**Exercise requirements:**
Exact reproduction is required for the lines bounded by the one containing "Recreate this image as a web page that uses Chart.js." and the one containing "const yTicks = [0, 10, 20, 30, 40, 50];", both bounds included. Print them without any pictures.

-- start Data for processing --

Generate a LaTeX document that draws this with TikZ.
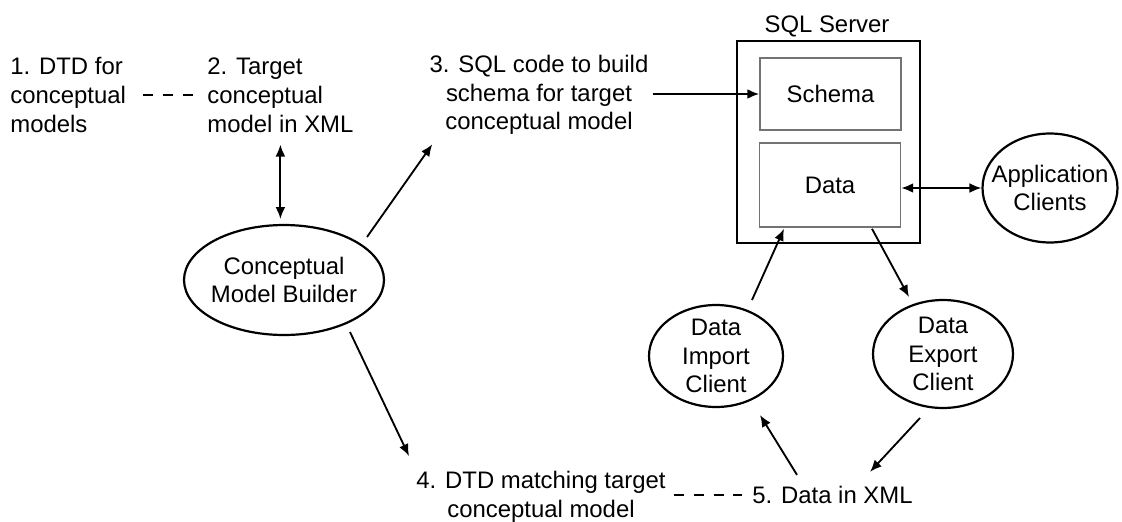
\documentclass[tikz,border=0pt]{standalone}
\usepackage{fontspec}
\setmainfont{Liberation Sans}
\usetikzlibrary{calc}
\usetikzlibrary{shapes.geometric}
\usetikzlibrary{arrows.meta}
\newcommand{\figfont}{\fontsize{13.6}{16.4}\selectfont}
\tikzstyle{caption}=[font=\figfont, inner sep=0pt]
\tikzstyle{client}=[draw, ellipse, line width=1.25pt, inner sep=0pt]
\tikzstyle{store}=[draw=black!55, line width=0.9pt, minimum width=2.82cm, font=\figfont]
\tikzstyle{flow}=[->, line width=1.05pt]
\tikzstyle{link}=[dash pattern=on 5.7pt off 5.6pt, line width=1pt]
\tikzset{>={Latex[length=6.8pt,width=5.6pt]}}
\newcommand{\drawclient}[5]{
  \node[client, minimum width=#4cm, minimum height=#5cm] (#1) at (#2) {};
  \node[caption, align=center] (#1text) at (#1) {#3};
}

\begin{document}
\begin{tikzpicture}[x=0.02cm,y=-0.02cm]
  \useasboundingbox (0,0) rectangle (1122,521);
  % documents
  \node[caption, anchor=west, align=left] (dtd) at (10,95) {1. DTD for\\conceptual\\models};
  \node[caption, anchor=west, align=left] (target) at (207,95) {2. Target\\conceptual\\model in XML};
  \node[caption, align=center] (sqlcode) at (539,95) {3. SQL code to build\\schema for target\\conceptual model};
  \node[caption, align=center] (dtdmatch) at (541,497) {4. DTD matching target\\conceptual model};
  \node[caption, anchor=west] (xmldata) at (752,495) {5. Data in XML};
  % server
  \node[draw, line width=1.6pt, minimum width=3.66cm, minimum height=4.04cm] (server) at (828.5,142) {};
  \node[caption] (servertitle) at (827,26) {SQL Server};
  \node[store, minimum height=1.44cm] (schema) at (830.5,94) {Schema};
  \node[store, minimum height=1.68cm] (data) at (830,185) {Data};
  % clients
  \drawclient{builder}{284,280}{Conceptual\\Model Builder}{4}{2.2}
  \drawclient{importer}{716,356}{Data\\Import\\Client}{2.68}{2.04}
  \drawclient{exporter}{943,354}{Data\\Export\\Client}{2.8}{2.16}
  \drawclient{app}{1050,188}{Application\\Clients}{2.7}{2.18}
  % dashed links
  \draw[link, shorten <=9.6pt, shorten >=6.8pt] (dtd) -- (target);
  \draw[link, shorten <=4.5pt, shorten >=5.7pt] (dtdmatch.east |- xmldata.west) -- (xmldata.west);
  % arrows
  \draw[flow, <->, shorten <=6.8pt, shorten >=2.8pt] (target.south) -- (target.south |- builder.north);
  \draw[flow] ($(builder.center)+(83,-43)$) -- ($(sqlcode.south west)+(3,9)$); %3
  \draw[flow] ($(builder.center)+(66,52)$) -- ($(dtdmatch.north west)+(-7,-15)$); %4
  \draw[flow] ($(sqlcode.east |- schema.west)+(4,0)$) -- (schema.west);
  \draw[flow, <->] (app.west -| data.east) -- (app.west);
  \draw[flow] ($(importer.center)+(36,-56)$) -- ($(data.south)+(-46,1)$);
  \draw[flow] ($(data.south)+(42,1)$) -- ($(exporter.center)+(-34,-57)$);
  \draw[flow] ($(xmldata.north west)+(45,-11)$) -- ($(importer.center)+(44,59)$);
  \draw[flow] ($(exporter.center)+(-23,64)$) -- ($(xmldata.north west)+(118,-14)$);
\end{tikzpicture}
\end{document}
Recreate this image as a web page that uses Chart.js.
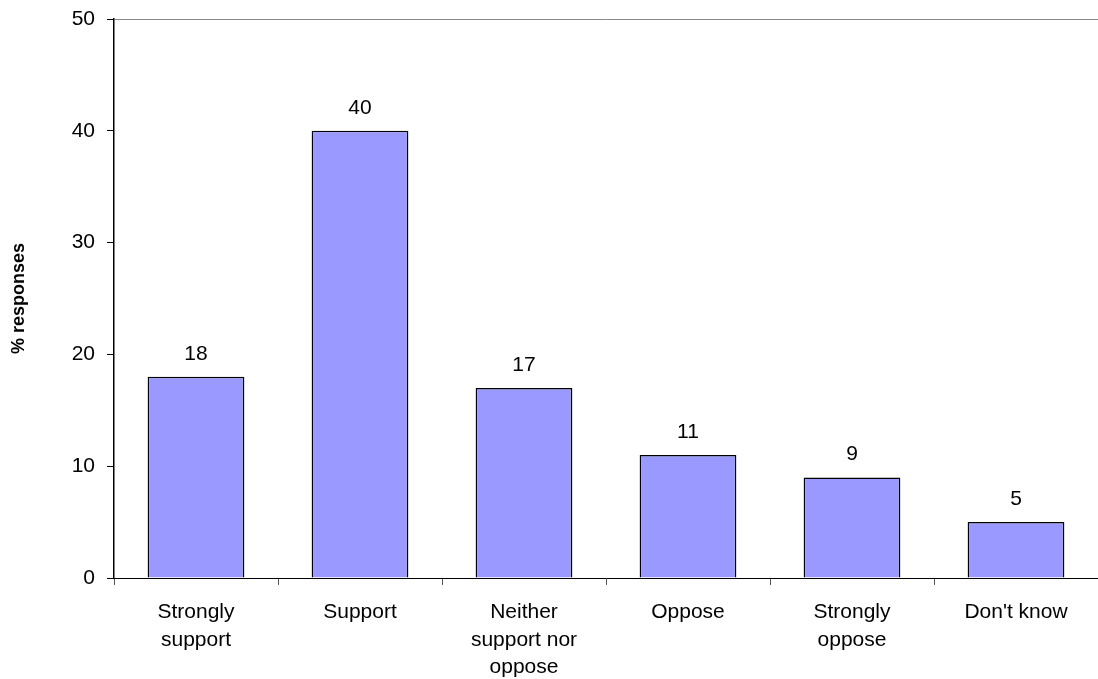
<!DOCTYPE html>
<html>
<head>
<meta charset="utf-8">
<script src="https://cdn.jsdelivr.net/npm/chart.js@4.4.1/dist/chart.umd.min.js"></script>
<style>
  html, body { margin: 0; padding: 0; background: #fff; }
  #wrap { width: 1098px; height: 679px; }
</style>
</head>
<body>
<div id="wrap"><canvas id="opinionChart"></canvas></div>
<script>
// categorias e percentagens
const categories = [
    ['Strongly', 'support'],
    'Support',
    ['Neither', 'support nor', 'oppose'],
    'Oppose',
    ['Strongly', 'oppose'],
    "Don't know"
];
const responses = [18, 40, 17, 11, 9, 5];
const yTicks = [0, 10, 20, 30, 40, 50];

Chart.defaults.font.family = "Arial, 'Liberation Sans', sans-serif";
Chart.defaults.color = '#000';

// escreve o valor por cima de cada barra
const valueLabels = {
    id: 'valueLabels',
    afterDatasetsDraw(chart) {
        const ctx = chart.ctx;
        const meta = chart.getDatasetMeta(0);
        ctx.save();
        ctx.font = "21px Arial, 'Liberation Sans', sans-serif";
        ctx.fillStyle = '#000';
        ctx.textAlign = 'center';
        ctx.textBaseline = 'alphabetic';
        meta.data.forEach((bar, i) => {
            ctx.fillText(String(responses[i]), bar.x, bar.y - 17);
        });
        ctx.restore();
    }
};

const ctx = document.getElementById('opinionChart').getContext('2d');
new Chart(ctx, {
    type: 'bar',
    data: {
        labels: categories,
        datasets: [{
            data: responses,
            backgroundColor: '#9999ff',
            borderColor: '#000',
            borderWidth: 1.5,
            barPercentage: 0.59,
            categoryPercentage: 1
        }]
    },
    options: {
        responsive: true,
        maintainAspectRatio: false,
        animation: false,
        layout: { padding: { top: 19, right: 0, left: 0, bottom: 0 } },
        plugins: {
            legend: { display: false },
            tooltip: { enabled: false }
        },
        scales: {
            x: {
                grid: {
                    offset: true,
                    drawOnChartArea: false,
                    tickLength: 7,
                    tickColor: '#555',
                    tickWidth: 1
                },
                border: { color: '#000', width: 1 },
                ticks: {
                    maxRotation: 0,
                    autoSkip: false,
                    padding: 14,
                    font: { size: 21, lineHeight: 1.3 }
                },
                afterFit(scale) { scale.height = 101; }
            },
            y: {
                min: 0,
                max: 50,
                afterBuildTicks(scale) {
                    scale.ticks = yTicks.map(v => ({ value: v }));
                },
                grid: {
                    color: c => (c.tick && c.tick.value === 50 ? '#888' : 'rgba(0,0,0,0)'),
                    tickColor: '#000',
                    tickLength: 7,
                    lineWidth: 1
                },
                border: { color: '#000', width: 1.5 },
                ticks: {
                    padding: 12,
                    font: { size: 21 }
                },
                title: {
                    display: true,
                    text: '% responses',
                    font: { size: 18, weight: 'bold' },
                    padding: { top: 8, bottom: 0 }
                },
                afterFit(scale) {
                    scale.width = 114;
                    scale.paddingTop = 0;
                    scale.paddingBottom = 0;
                }
            }
        }
    },
    plugins: [valueLabels]
});
</script>
</body>
</html>
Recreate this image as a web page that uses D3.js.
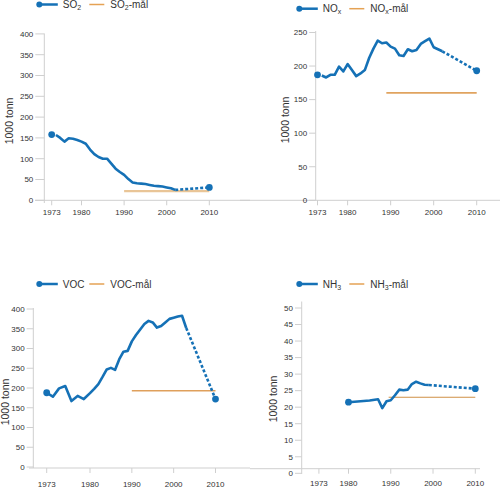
<!DOCTYPE html>
<html><head><meta charset="utf-8">
<script src="https://cdn.jsdelivr.net/npm/d3@7"></script>
<style>
html,body{margin:0;padding:0;background:#fff;}
svg{display:block;font-family:"Liberation Sans",Arial,Helvetica,sans-serif;}
</style></head>
<body>
<svg id="chart" width="500" height="497"></svg>
<script>
// ---------- DATA ----------
const xTickYears = [1973, 1980, 1990, 2000, 2010];

// SO2 (1000 tonn)
const so2Start = [1973, 158];
const so2Years = [1974,1975,1976,1977,1978,1979,1980,1981,1982,1983,1984,1985,1986,1987,1988,1989,1990,1991,1992,1993,1994,1995,1996,1997,1998,1999,2000,2001,2002];
const so2Values = [157,150,141,149,148,145,141,136,122,111,104,100,100,88,76,68,61,51,43,41,40,39,37,35,34,33,31,29,25];
const so2End = [2010, 31];
const so2Target = [[1990, 22], [2010, 22]];
const so2YTicks = [0,50,100,150,200,250,300,350,400];

// NOx
const noxStart = [1973, 187];
const noxYears = [1974,1975,1976,1977,1978,1979,1980,1981,1982,1983,1984,1985,1986,1987,1988,1989,1990,1991,1992,1993,1994,1995,1996,1997,1998,1999,2000,2001,2002];
const noxValues = [186,183,187,187,199,192,203,194,185,189,194,212,226,238,234,235,229,226,216,215,225,222,224,233,237,241,228,225,222];
const noxEnd = [2010, 193];
const noxTarget = [[1989, 160], [2010, 160]];
const noxYTicks = [0,50,100,150,200,250];

// VOC
const vocStart = [1973, 188];
const vocYears = [1973,1974,1975,1976,1977,1978,1979,1980,1981,1982,1983,1984,1985,1986,1987,1988,1989,1990,1991,1992,1993,1994,1995,1996,1997,1998,1999,2000,2001,2002,2003];
const vocValues = [188,178,199,205,167,180,172,187,198,210,228,247,251,246,273,292,294,318,334,348,362,370,366,353,357,366,375,378,381,383,352];
const vocEnd = [2010, 172];
const vocTarget = [[1990, 193], [2010, 193]];
const vocYTicks = [0,50,100,150,200,250,300,350,400];

// NH3
const nh3Start = [1980, 21.5];
const nh3Years = [1980,1985,1987,1988,1989,1990,1991,1992,1993,1994,1995,1996,1997,1998,1999];
const nh3Values = [21.5,22.0,22.4,19.7,21.8,22.1,23.6,25.3,25.1,25.3,27.0,27.7,27.2,26.8,26.7];
const nh3End = [2010, 25.6];
const nh3Target = [[1989.5, 23], [2010, 23]];
const nh3YTicks = [0,5,10,15,20,25,30,35,40,45,50];

// ---------- LAYOUT ----------
const BLUE = "#1571b6";
const TEXT = "#333";
const GRID = "#cfcfcf";

const panels = [
  { name:"SO", sub:"2", start:so2Start, years:so2Years, values:so2Values, end:so2End, target:so2Target, yTicks:so2YTicks,
    xDomain:[1973,2010], xRange:[51.7,209.3], yDomain:[0,400], yRange:[200.3,33.9],
    yAxisX:44.3, yAxisTop:33.5, yAxisBottom:203, tickLen:9,
    xAxisY:200.3, xAxisFrom:35, xAxisTo:250, xLabelY:215,
    yTitleX:13, yTitleY:121, legendY:4.5, legendX:39.3,
    targetColor:"#e9c597", targetWidth:2.2 },
  { name:"NO", sub:"x", start:noxStart, years:noxYears, values:noxValues, end:noxEnd, target:noxTarget, yTicks:noxYTicks,
    xDomain:[1973,2010], xRange:[317.5,476.7], yDomain:[0,250], yRange:[200.3,32.5],
    yAxisX:315.7, yAxisTop:31, yAxisBottom:200.3, tickLen:6.5,
    xAxisY:200.3, xAxisFrom:240, xAxisTo:500, xLabelY:215,
    yTitleX:289, yTitleY:120, legendY:8.7, legendX:299.3,
    targetColor:"#e0a35f", targetWidth:1.6 },
  { name:"VOC", sub:"", start:vocStart, years:vocYears, values:vocValues, end:vocEnd, target:vocTarget, yTicks:vocYTicks,
    xDomain:[1973,1980,2010], xRange:[46.7,90,215.5], yDomain:[0,400], yRange:[467,309],
    yAxisX:33.3, yAxisTop:308, yAxisBottom:468, tickLen:6.7,
    xAxisY:468, xAxisFrom:29, xAxisTo:250, xLabelY:487,
    yTitleX:9, yTitleY:402, legendY:284, legendX:39.3,
    targetColor:"#dfa05c", targetWidth:1.5 },
  { name:"NH", sub:"3", start:nh3Start, years:nh3Years, values:nh3Values, end:nh3End, target:nh3Target, yTicks:nh3YTicks,
    xDomain:[1973,2010], xRange:[318.9,475.3], yDomain:[0,50], yRange:[473.3,308],
    yAxisX:301.7, yAxisTop:301.5, yAxisBottom:474, tickLen:6.7,
    xAxisY:468.7, xAxisFrom:250, xAxisTo:480, xLabelY:486,
    yTitleX:276.5, yTitleY:399, legendY:284, legendX:299.3,
    targetColor:"#cf8f45", targetWidth:1.2 }
];

const svg = d3.select("#chart");

function addLabel(sel, p, suffix) {
  sel.append("tspan").text(p.name);
  if (p.sub) sel.append("tspan").attr("font-size", 7).attr("dy", 2).text(p.sub);
  if (suffix) sel.append("tspan").attr("dy", p.sub ? -2 : 0).text(suffix);
}

panels.forEach(p => {
  const g = svg.append("g");
  const x = d3.scaleLinear().domain(p.xDomain).range(p.xRange);
  const y = d3.scaleLinear().domain(p.yDomain).range(p.yRange);

  // axes lines
  g.append("line").attr("x1", p.xAxisFrom).attr("x2", p.xAxisTo)
    .attr("y1", p.xAxisY).attr("y2", p.xAxisY).attr("stroke", GRID).attr("stroke-width", 1);
  g.append("line").attr("x1", p.yAxisX).attr("x2", p.yAxisX)
    .attr("y1", p.yAxisTop).attr("y2", p.yAxisBottom).attr("stroke", GRID).attr("stroke-width", 1);

  // y ticks
  const yt = g.selectAll(".yt").data(p.yTicks).enter().append("g");
  yt.append("line").attr("x1", p.yAxisX - p.tickLen).attr("x2", p.yAxisX)
    .attr("y1", d => y(d)).attr("y2", d => y(d)).attr("stroke", GRID);
  yt.append("text").attr("x", p.yAxisX - p.tickLen - 2).attr("y", d => y(d))
    .attr("dy", "0.35em").attr("text-anchor", "end").attr("font-size", 8).attr("fill", TEXT)
    .text(d => d);

  // x ticks
  const xt = g.selectAll(".xt").data(xTickYears).enter().append("g");
  xt.append("line").attr("x1", d => x(d)).attr("x2", d => x(d))
    .attr("y1", p.xAxisY).attr("y2", p.xAxisY + 5).attr("stroke", GRID);
  xt.append("text").attr("x", d => x(d)).attr("y", p.xLabelY)
    .attr("text-anchor", "middle").attr("font-size", 8).attr("fill", TEXT).text(d => d);

  // y title
  g.append("text").attr("transform", `translate(${p.yTitleX},${p.yTitleY}) rotate(-90)`)
    .attr("text-anchor", "middle").attr("font-size", 10.5).attr("fill", TEXT).text("1000 tonn");

  // target line
  g.append("path").datum(p.target)
    .attr("d", d3.line().x(d => x(d[0])).y(d => y(d[1])))
    .attr("fill", "none").attr("stroke", p.targetColor).attr("stroke-width", p.targetWidth);

  // main series
  const pts = p.years.map((yr, i) => [yr, p.values[i]]);
  const line = d3.line().x(d => x(d[0])).y(d => y(d[1]));
  g.append("path").datum(pts).attr("d", line)
    .attr("fill", "none").attr("stroke", BLUE).attr("stroke-width", 2.6)
    .attr("stroke-linejoin", "round");

  // projection (dashed)
  const proj = [pts[pts.length - 1], p.end];
  g.append("path").datum(proj).attr("d", line)
    .attr("fill", "none").attr("stroke", BLUE).attr("stroke-width", 2.6)
    .attr("stroke-dasharray", "3,2");

  // dots
  g.selectAll(".dot").data([p.start, p.end]).enter().append("circle")
    .attr("cx", d => x(d[0])).attr("cy", d => y(d[1])).attr("r", 3.4).attr("fill", BLUE);

  // legend
  const lx = p.legendX, ly = p.legendY;
  g.append("circle").attr("cx", lx).attr("cy", ly).attr("r", 3).attr("fill", BLUE);
  g.append("line").attr("x1", lx).attr("x2", lx + 18.5).attr("y1", ly).attr("y2", ly)
    .attr("stroke", BLUE).attr("stroke-width", 2.5);
  const t1 = g.append("text").attr("x", lx + 23.5).attr("y", ly).attr("dy", "0.35em")
    .attr("font-size", 10).attr("fill", TEXT);
  addLabel(t1, p, "");
  g.append("line").attr("x1", lx + 50).attr("x2", lx + 65).attr("y1", ly).attr("y2", ly)
    .attr("stroke", "#e5a254").attr("stroke-width", 1.5);
  const t2 = g.append("text").attr("x", lx + 71).attr("y", ly).attr("dy", "0.35em")
    .attr("font-size", 10).attr("fill", TEXT);
  addLabel(t2, p, "-mål");
});
</script>
</body></html>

-- end Data for processing --

**Answer to the problem:**
Recreate this image as a web page that uses Chart.js.
<!DOCTYPE html>
<html>
<head>
<meta charset="utf-8">
<script src="https://cdn.jsdelivr.net/npm/chart.js@4.4.1/dist/chart.umd.min.js"></script>
<style>
  html, body { margin: 0; padding: 0; background: #fff; }
  #wrap { width: 1098px; height: 679px; }
</style>
</head>
<body>
<div id="wrap"><canvas id="opinionChart"></canvas></div>
<script>
// categorias e percentagens
const categories = [
    ['Strongly', 'support'],
    'Support',
    ['Neither', 'support nor', 'oppose'],
    'Oppose',
    ['Strongly', 'oppose'],
    "Don't know"
];
const responses = [18, 40, 17, 11, 9, 5];
const yTicks = [0, 10, 20, 30, 40, 50];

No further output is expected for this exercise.